Potential surface distortion and orbital reorganization upon change of electronic state. Formaldehyde

Abstract
Near Hartree–Fock calculations on the 1A1 ground, 2B1, 2B2 cationic, 2B1 anionic, and 1,3A2 optical excited states of formaldehyde are reported. Reorganization effects are analyzed at the group symmetry and orbital levels. The results are as follows: Energy—large reorganization effects are found on excitation to all states. Comparison of equivalent excitations to the isoelectronic molecule ethylene shows that the reorganization effects are significantly more severe in the polar H2CO. Orbitals—the b2 and π orbitals are strongly sensitive to the electronic state, leading to poor frozen orbital predictions of excited state properties (e.g., dipole moments).
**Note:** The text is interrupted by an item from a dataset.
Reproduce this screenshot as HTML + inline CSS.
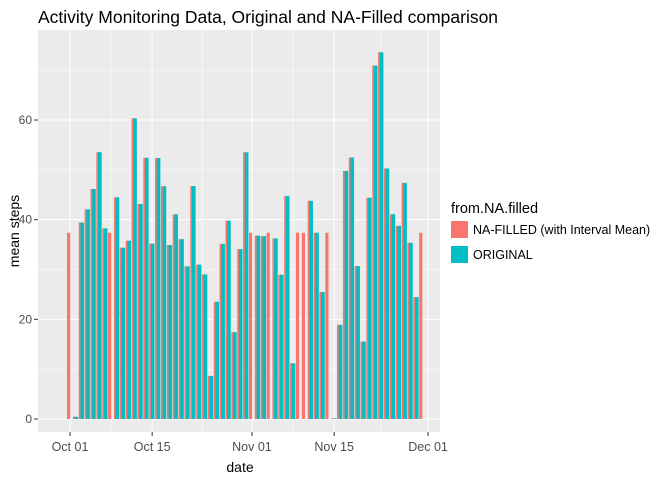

The frontier 2b2 orbital contains strongly bonding and antibonding regions depending on the electronic state; consequently it is better to label it as frontier sigma (σf) rather than as nonbonding (n). Dipole moments—the large dipole moments in the σfπ* states can be largely understood from the centroids of σf and 1b1(π) shifting towards the oxygen in σfπ*. Potential surfaces—only the B1 anionic and A2 optical states are predicted to have nonplanar potential minima. Fermi correlation alone cannot explain either the smaller out‐of‐plane angle or larger inversion barrier height of the 1A2 vs 3A2 states.